“Want to have a sleepover in my room tonight?” says my younger daughter (15) to the older (17).
“Sure,” she agrees and starts gathering blankets to make a soft makeshift bed next to her sister’s.
The room of choice depends on which room has the most floor space at any given time. If the floor is full of discarded clothes or notebooks and papers, then it’s probably not going to happen. I love that they still like sharing a room, even though they’ve had separate rooms since the oldest was twelve. I like it especially because I know these days are coming to an end. This is senior year for my oldest, and next year she’ll be attending college and living on campus.
It was common for this sleepover arrangement to happen on the weekends, when staying up late wasn’t an issue. But lately, these sleepovers have become more frequent, sometimes lasting the whole week — school nights and all. I’m a little more lenient than I have been in the past, knowing that these times are quickly passing. I also know that the special bond they have serves them well during these teen years; I know that they can confide in each other, be a sounding board or just have a chance to totally be themselves. I love the fact that giggles still come from the room and rapid-fire conversations are going on before they drift off to sleep. And yes, occasionally I have to go down there and tell them to “stop talking.”

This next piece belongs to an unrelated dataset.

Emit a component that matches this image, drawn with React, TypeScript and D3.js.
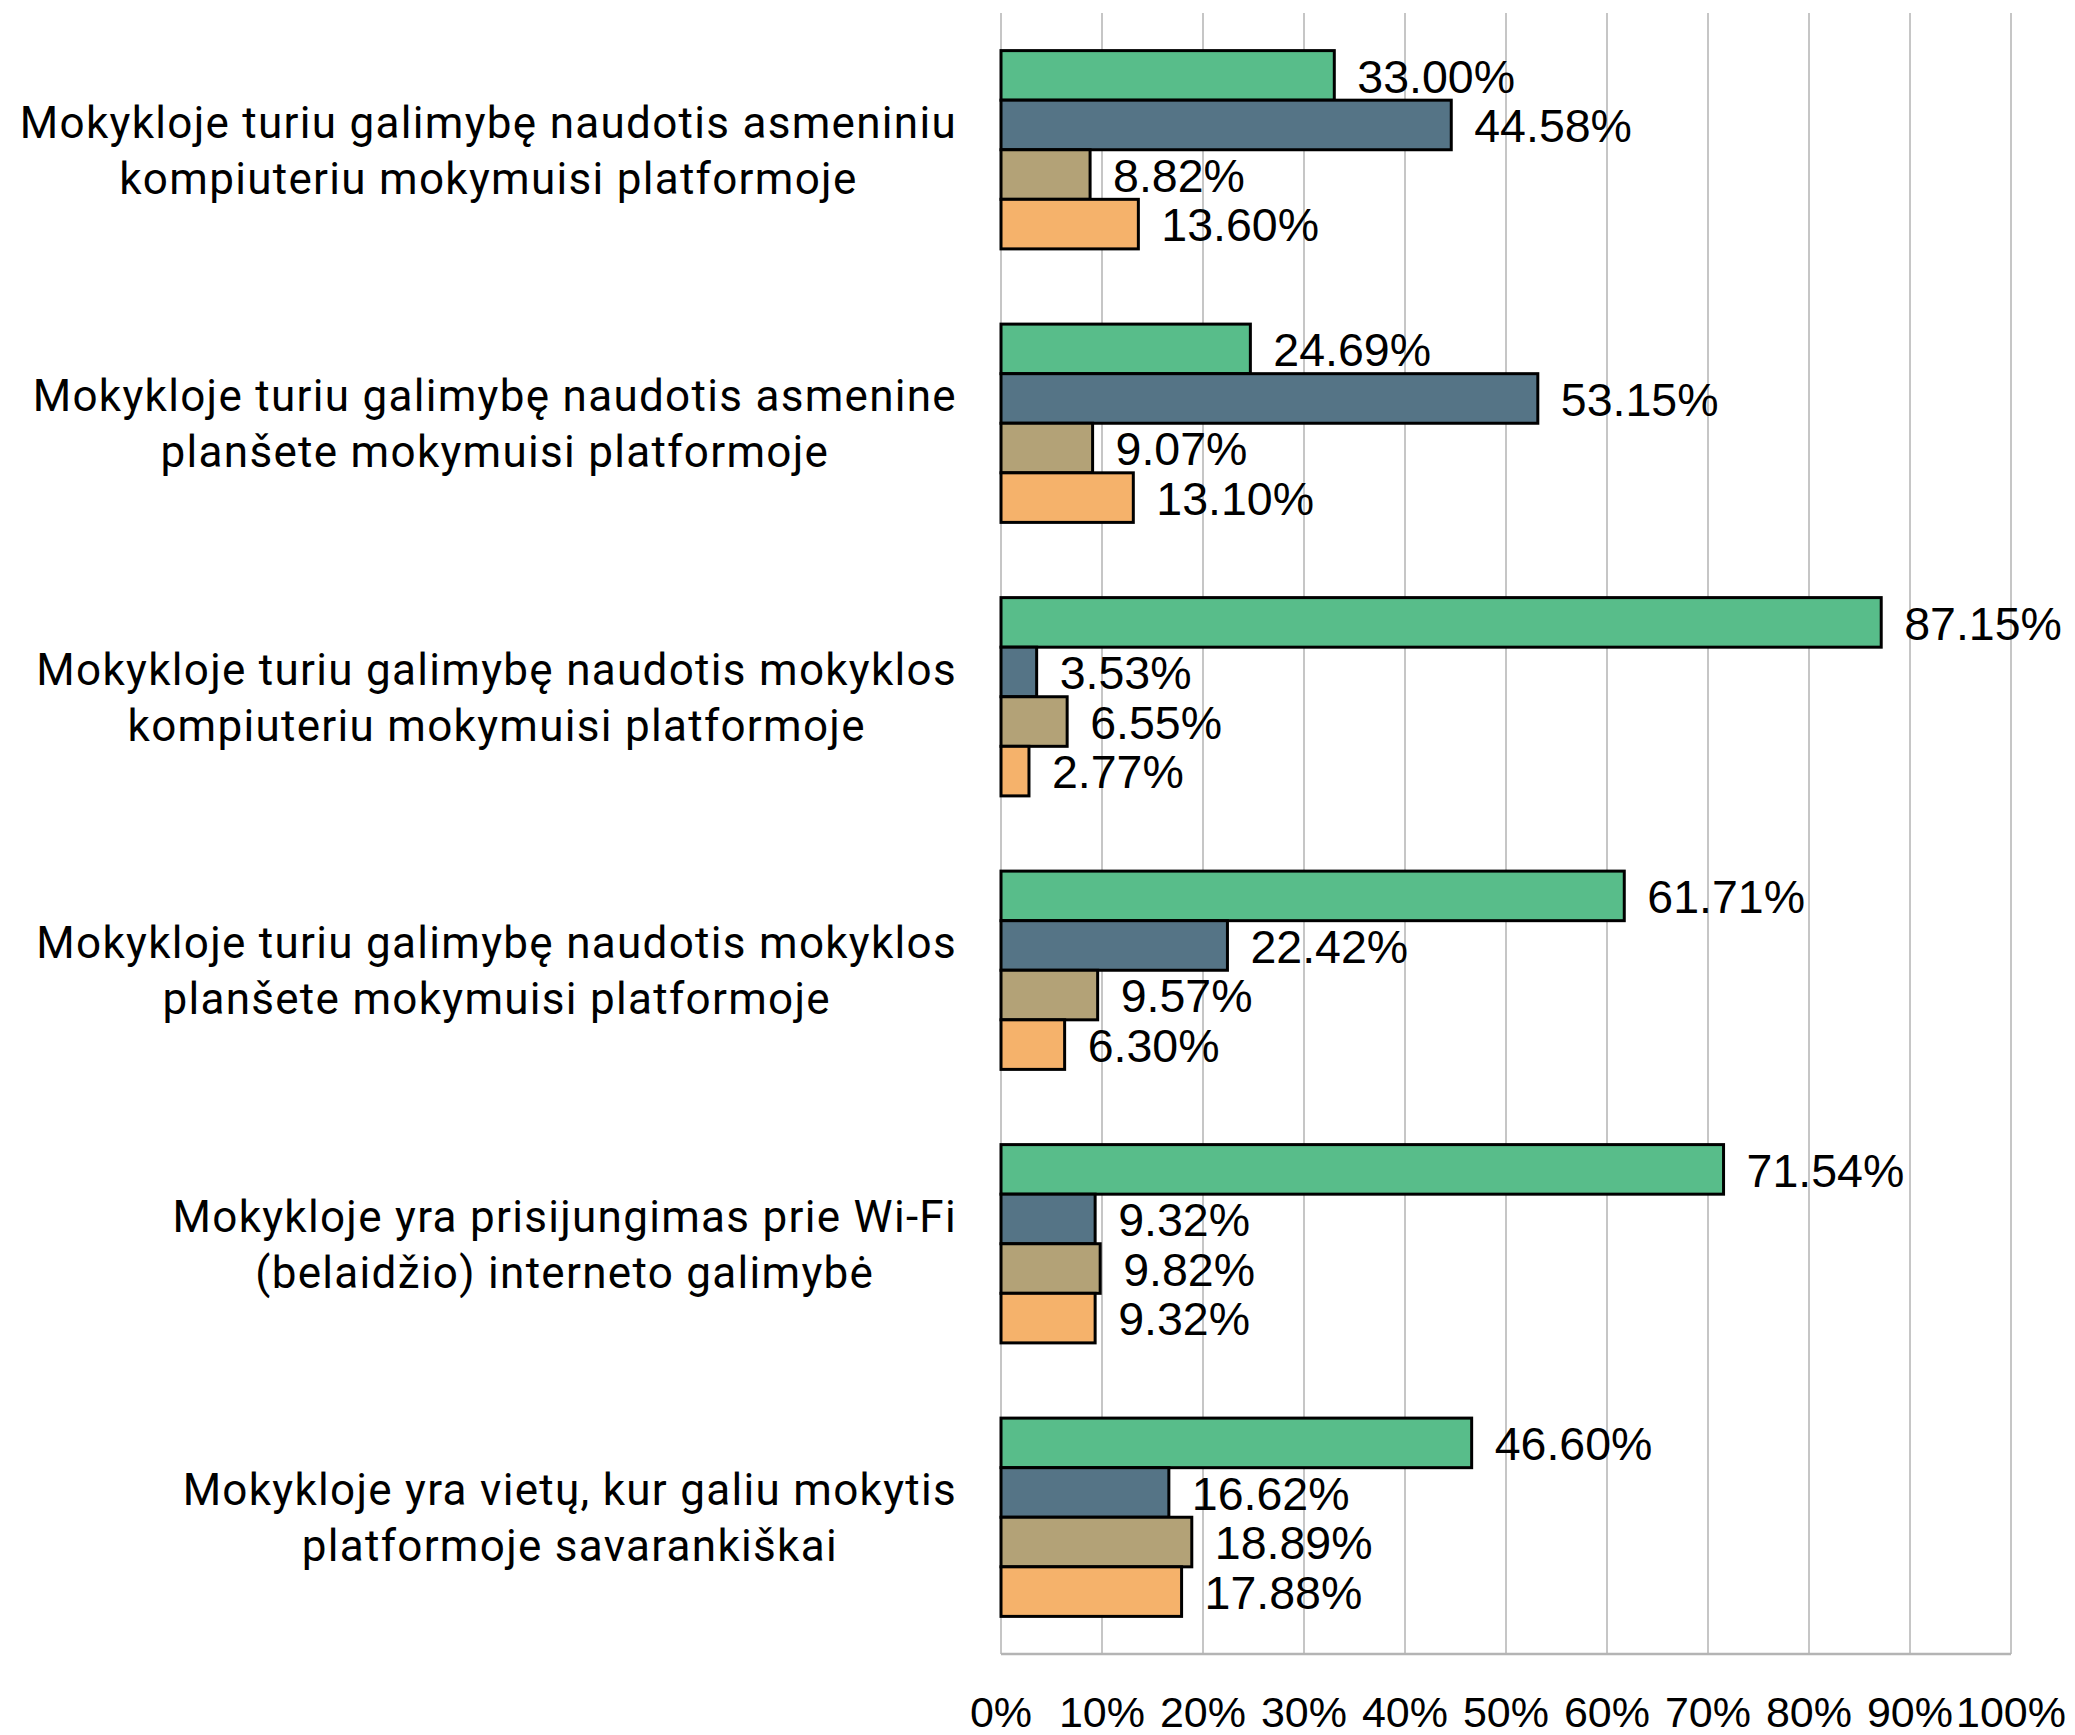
import React, { useEffect, useRef } from "react";
import * as d3 from "d3";

const categories: string[][] = [
  ["Mokykloje turiu galimybę naudotis asmeniniu", "kompiuteriu mokymuisi platformoje"],
  ["Mokykloje turiu galimybę naudotis asmenine", "planšete mokymuisi platformoje"],
  ["Mokykloje turiu galimybę naudotis mokyklos", "kompiuteriu mokymuisi platformoje"],
  ["Mokykloje turiu galimybę naudotis mokyklos", "planšete mokymuisi platformoje"],
  ["Mokykloje yra prisijungimas prie Wi-Fi", "(belaidžio) interneto galimybė"],
  ["Mokykloje yra vietų, kur galiu mokytis", "platformoje savarankiškai"],
];

const seriesNames = ["s1", "s2", "s3", "s4"];
const seriesA = [33.0, 24.69, 87.15, 61.71, 71.54, 46.6];
const seriesB = [44.58, 53.15, 3.53, 22.42, 9.32, 16.62];
const seriesC = [8.82, 9.07, 6.55, 9.57, 9.82, 18.89];
const seriesD = [13.6, 13.1, 2.77, 6.3, 9.32, 17.88];
const seriesColors = ["#58BD8A", "#557486", "#B3A277", "#F5B26B"];
const xTicks = [0, 10, 20, 30, 40, 50, 60, 70, 80, 90, 100];

const W = 2075;
const H = 1735;

export default function App() {
  const ref = useRef<SVGSVGElement | null>(null);

  useEffect(() => {
    const svg = d3.select(ref.current);
    svg.selectAll("*").remove();

    const left = 1001;
    const right = 2011;
    const top = 13;
    const bottom = 1654;
    const labelFont = "Roboto, 'Noto Sans', sans-serif";
    const numFont = "'Liberation Sans', Arial, sans-serif";

    const x = d3.scaleLinear().domain([0, 100]).range([left, right]);
    const y0 = d3
      .scaleBand<number>()
      .domain(d3.range(categories.length))
      .range([top, bottom])
      .paddingInner(0.275)
      .paddingOuter(0.1375);
    const y1 = d3
      .scaleBand<number>()
      .domain(d3.range(seriesNames.length))
      .range([0, y0.bandwidth()]);

    const allSeries = [seriesA, seriesB, seriesC, seriesD];

    // gridlines
    svg
      .append("g")
      .selectAll("line")
      .data(xTicks)
      .join("line")
      .attr("x1", (d) => x(d))
      .attr("x2", (d) => x(d))
      .attr("y1", top)
      .attr("y2", bottom)
      .attr("stroke", "#c6c6c6")
      .attr("stroke-width", 2);

    // bottom axis line
    svg
      .append("line")
      .attr("x1", left)
      .attr("x2", right)
      .attr("y1", bottom)
      .attr("y2", bottom)
      .attr("stroke", "#b4b4b4")
      .attr("stroke-width", 2.5);

    // tick labels
    svg
      .append("g")
      .selectAll("text")
      .data(xTicks)
      .join("text")
      .attr("x", (d) => x(d))
      .attr("y", 1727)
      .attr("text-anchor", "middle")
      .attr("font-family", numFont)
      .attr("font-size", 43)
      .attr("fill", "#000")
      .text((d) => `${d}%`);

    // bars
    const groups = svg
      .append("g")
      .selectAll("g")
      .data(categories.map((_, i) => i))
      .join("g")
      .attr("transform", (i) => `translate(0,${y0(i)})`);

    groups.each(function (ci) {
      const g = d3.select(this);
      allSeries.forEach((s, si) => {
        const v = s[ci];
        const by = y1(si)!;
        g.append("rect")
          .attr("x", x(0))
          .attr("y", by)
          .attr("width", x(v) - x(0))
          .attr("height", y1.bandwidth())
          .attr("fill", seriesColors[si])
          .attr("stroke", "#000")
          .attr("stroke-width", 3);
        g.append("text")
          .attr("x", x(v) + 23)
          .attr("y", by + y1.bandwidth() / 2)
          .attr("dy", "0.37em")
          .attr("font-family", numFont)
          .attr("font-size", 46.5)
          .attr("fill", "#000")
          .text(`${v.toFixed(2)}%`);
      });
    });

    // category labels
    const labelRight = 957;
    categories.forEach((lines, ci) => {
      const cy = y0(ci)! + y0.bandwidth() / 2;
      const g = svg.append("g");
      const texts = lines.map((line, li) =>
        g
          .append("text")
          .attr("y", cy + (li - (lines.length - 1) / 2) * 56)
          .attr("dy", "0.36em")
          .attr("text-anchor", "middle")
          .attr("font-family", labelFont)
          .attr("font-size", 44)
          .attr("letter-spacing", 1.3)
          .attr("fill", "#000")
          .text(line)
      );
      const maxW = Math.max(
        ...texts.map((t) => (t.node() as SVGTextElement).getComputedTextLength())
      );
      texts.forEach((t) => t.attr("x", labelRight - maxW / 2));
    });
  }, []);

  return (
    <svg
      ref={ref}
      width={W}
      height={H}
      style={{ position: "absolute", left: 0, top: 0, background: "#fff" }}
    />
  );
}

I’m so thankful that their friendship has continued over the years and seems even stronger lately, despite unpredictable moods, fights over bathroom space, borrowed clothing, and a new time-stealer . . . the boyfriend. I know it’s going to keep changing and adapting as they begin to move apart and go their separate ways. But I hope it will always be there to return to, and that it will serve them well as they venture into adulthood.